▶ What you will do
Retype the whole listing, please, keeping every line exact and dropping the pictures.

▶ Source excerpt
-- -- --

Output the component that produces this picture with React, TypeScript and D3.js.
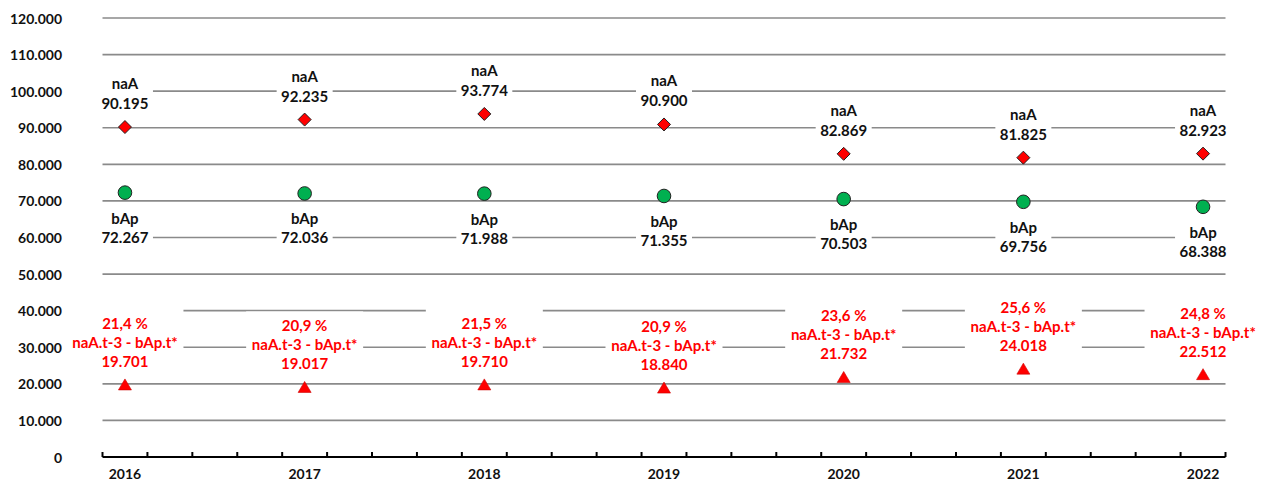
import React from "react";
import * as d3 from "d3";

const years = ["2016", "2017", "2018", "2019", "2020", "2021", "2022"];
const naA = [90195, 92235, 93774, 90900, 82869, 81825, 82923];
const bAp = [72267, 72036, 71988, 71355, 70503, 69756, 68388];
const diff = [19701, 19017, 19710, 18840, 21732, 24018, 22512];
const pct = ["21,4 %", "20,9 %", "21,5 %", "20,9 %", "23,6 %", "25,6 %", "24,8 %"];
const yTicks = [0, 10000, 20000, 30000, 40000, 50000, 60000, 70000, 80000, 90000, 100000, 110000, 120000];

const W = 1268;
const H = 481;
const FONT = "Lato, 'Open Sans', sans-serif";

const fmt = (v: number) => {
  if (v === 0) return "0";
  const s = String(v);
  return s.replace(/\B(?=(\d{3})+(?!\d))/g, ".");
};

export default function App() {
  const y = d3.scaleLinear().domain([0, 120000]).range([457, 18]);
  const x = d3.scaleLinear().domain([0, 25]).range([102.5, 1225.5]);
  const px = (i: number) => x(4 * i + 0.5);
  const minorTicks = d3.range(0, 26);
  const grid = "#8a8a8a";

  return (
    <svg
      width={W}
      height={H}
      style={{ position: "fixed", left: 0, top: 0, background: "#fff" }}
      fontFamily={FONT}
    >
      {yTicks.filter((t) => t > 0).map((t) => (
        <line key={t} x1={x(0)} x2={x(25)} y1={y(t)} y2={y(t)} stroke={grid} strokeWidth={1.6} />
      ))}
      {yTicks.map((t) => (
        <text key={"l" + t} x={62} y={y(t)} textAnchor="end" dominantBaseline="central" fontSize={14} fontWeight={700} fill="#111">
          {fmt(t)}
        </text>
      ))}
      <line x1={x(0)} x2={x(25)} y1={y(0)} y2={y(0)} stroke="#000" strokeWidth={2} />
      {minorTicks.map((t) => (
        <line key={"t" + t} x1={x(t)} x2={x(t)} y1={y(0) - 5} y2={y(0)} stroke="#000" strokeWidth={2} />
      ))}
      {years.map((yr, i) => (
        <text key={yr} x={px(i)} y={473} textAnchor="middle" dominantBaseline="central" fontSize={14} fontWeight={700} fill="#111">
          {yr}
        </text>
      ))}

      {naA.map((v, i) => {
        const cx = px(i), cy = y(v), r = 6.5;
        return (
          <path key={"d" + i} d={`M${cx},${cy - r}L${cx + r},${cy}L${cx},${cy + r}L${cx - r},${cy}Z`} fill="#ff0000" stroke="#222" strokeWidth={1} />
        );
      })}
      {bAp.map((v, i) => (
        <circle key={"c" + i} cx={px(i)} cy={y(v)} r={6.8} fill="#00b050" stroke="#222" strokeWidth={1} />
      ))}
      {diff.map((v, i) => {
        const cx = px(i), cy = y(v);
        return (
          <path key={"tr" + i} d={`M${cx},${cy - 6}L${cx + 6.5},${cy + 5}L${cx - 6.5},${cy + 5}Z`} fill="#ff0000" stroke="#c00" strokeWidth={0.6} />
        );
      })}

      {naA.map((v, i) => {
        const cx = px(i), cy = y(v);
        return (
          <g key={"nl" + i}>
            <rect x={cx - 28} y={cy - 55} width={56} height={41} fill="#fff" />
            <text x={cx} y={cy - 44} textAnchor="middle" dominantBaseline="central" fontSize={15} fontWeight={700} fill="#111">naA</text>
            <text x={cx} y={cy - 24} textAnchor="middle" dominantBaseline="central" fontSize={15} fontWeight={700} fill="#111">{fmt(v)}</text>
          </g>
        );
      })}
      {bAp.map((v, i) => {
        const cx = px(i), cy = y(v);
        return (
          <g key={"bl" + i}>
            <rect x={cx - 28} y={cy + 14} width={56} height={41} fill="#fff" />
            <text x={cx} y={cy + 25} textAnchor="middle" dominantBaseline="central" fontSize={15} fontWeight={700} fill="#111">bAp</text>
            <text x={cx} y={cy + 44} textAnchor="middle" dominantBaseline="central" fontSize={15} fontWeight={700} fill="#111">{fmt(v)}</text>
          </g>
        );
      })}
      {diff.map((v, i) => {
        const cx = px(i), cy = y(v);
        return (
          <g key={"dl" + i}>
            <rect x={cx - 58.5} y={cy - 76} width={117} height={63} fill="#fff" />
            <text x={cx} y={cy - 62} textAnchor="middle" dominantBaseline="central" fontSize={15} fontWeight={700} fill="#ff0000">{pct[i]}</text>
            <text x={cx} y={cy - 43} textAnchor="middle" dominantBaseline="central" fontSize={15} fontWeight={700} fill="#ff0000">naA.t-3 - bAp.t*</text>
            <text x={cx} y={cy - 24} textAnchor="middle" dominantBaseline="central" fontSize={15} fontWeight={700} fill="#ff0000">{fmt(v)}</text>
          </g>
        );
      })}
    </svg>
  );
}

-- -- --

▶ Written response
Output the component that produces this picture with React, TypeScript and D3.js.
import React from "react";
import * as d3 from "d3";

const years = ["2016", "2017", "2018", "2019", "2020", "2021", "2022"];
const naA = [90195, 92235, 93774, 90900, 82869, 81825, 82923];
const bAp = [72267, 72036, 71988, 71355, 70503, 69756, 68388];
const diff = [19701, 19017, 19710, 18840, 21732, 24018, 22512];
const pct = ["21,4 %", "20,9 %", "21,5 %", "20,9 %", "23,6 %", "25,6 %", "24,8 %"];
const yTicks = [0, 10000, 20000, 30000, 40000, 50000, 60000, 70000, 80000, 90000, 100000, 110000, 120000];

const W = 1268;
const H = 481;
const FONT = "Lato, 'Open Sans', sans-serif";

const fmt = (v: number) => {
  if (v === 0) return "0";
  const s = String(v);
  return s.replace(/\B(?=(\d{3})+(?!\d))/g, ".");
};

export default function App() {
  const y = d3.scaleLinear().domain([0, 120000]).range([457, 18]);
  const x = d3.scaleLinear().domain([0, 25]).range([102.5, 1225.5]);
  const px = (i: number) => x(4 * i + 0.5);
  const minorTicks = d3.range(0, 26);
  const grid = "#8a8a8a";

  return (
    <svg
      width={W}
      height={H}
      style={{ position: "fixed", left: 0, top: 0, background: "#fff" }}
      fontFamily={FONT}
    >
      {yTicks.filter((t) => t > 0).map((t) => (
        <line key={t} x1={x(0)} x2={x(25)} y1={y(t)} y2={y(t)} stroke={grid} strokeWidth={1.6} />
      ))}
      {yTicks.map((t) => (
        <text key={"l" + t} x={62} y={y(t)} textAnchor="end" dominantBaseline="central" fontSize={14} fontWeight={700} fill="#111">
          {fmt(t)}
        </text>
      ))}
      <line x1={x(0)} x2={x(25)} y1={y(0)} y2={y(0)} stroke="#000" strokeWidth={2} />
      {minorTicks.map((t) => (
        <line key={"t" + t} x1={x(t)} x2={x(t)} y1={y(0) - 5} y2={y(0)} stroke="#000" strokeWidth={2} />
      ))}
      {years.map((yr, i) => (
        <text key={yr} x={px(i)} y={473} textAnchor="middle" dominantBaseline="central" fontSize={14} fontWeight={700} fill="#111">
          {yr}
        </text>
      ))}

      {naA.map((v, i) => {
        const cx = px(i), cy = y(v), r = 6.5;
        return (
          <path key={"d" + i} d={`M${cx},${cy - r}L${cx + r},${cy}L${cx},${cy + r}L${cx - r},${cy}Z`} fill="#ff0000" stroke="#222" strokeWidth={1} />
        );
      })}
      {bAp.map((v, i) => (
        <circle key={"c" + i} cx={px(i)} cy={y(v)} r={6.8} fill="#00b050" stroke="#222" strokeWidth={1} />
      ))}
      {diff.map((v, i) => {
        const cx = px(i), cy = y(v);
        return (
          <path key={"tr" + i} d={`M${cx},${cy - 6}L${cx + 6.5},${cy + 5}L${cx - 6.5},${cy + 5}Z`} fill="#ff0000" stroke="#c00" strokeWidth={0.6} />
        );
      })}

      {naA.map((v, i) => {
        const cx = px(i), cy = y(v);
        return (
          <g key={"nl" + i}>
            <rect x={cx - 28} y={cy - 55} width={56} height={41} fill="#fff" />
            <text x={cx} y={cy - 44} textAnchor="middle" dominantBaseline="central" fontSize={15} fontWeight={700} fill="#111">naA</text>
            <text x={cx} y={cy - 24} textAnchor="middle" dominantBaseline="central" fontSize={15} fontWeight={700} fill="#111">{fmt(v)}</text>
          </g>
        );
      })}
      {bAp.map((v, i) => {
        const cx = px(i), cy = y(v);
        return (
          <g key={"bl" + i}>
            <rect x={cx - 28} y={cy + 14} width={56} height={41} fill="#fff" />
            <text x={cx} y={cy + 25} textAnchor="middle" dominantBaseline="central" fontSize={15} fontWeight={700} fill="#111">bAp</text>
            <text x={cx} y={cy + 44} textAnchor="middle" dominantBaseline="central" fontSize={15} fontWeight={700} fill="#111">{fmt(v)}</text>
          </g>
        );
      })}
      {diff.map((v, i) => {
        const cx = px(i), cy = y(v);
        return (
          <g key={"dl" + i}>
            <rect x={cx - 58.5} y={cy - 76} width={117} height={63} fill="#fff" />
            <text x={cx} y={cy - 62} textAnchor="middle" dominantBaseline="central" fontSize={15} fontWeight={700} fill="#ff0000">{pct[i]}</text>
            <text x={cx} y={cy - 43} textAnchor="middle" dominantBaseline="central" fontSize={15} fontWeight={700} fill="#ff0000">naA.t-3 - bAp.t*</text>
            <text x={cx} y={cy - 24} textAnchor="middle" dominantBaseline="central" fontSize={15} fontWeight={700} fill="#ff0000">{fmt(v)}</text>
          </g>
        );
      })}
    </svg>
  );
}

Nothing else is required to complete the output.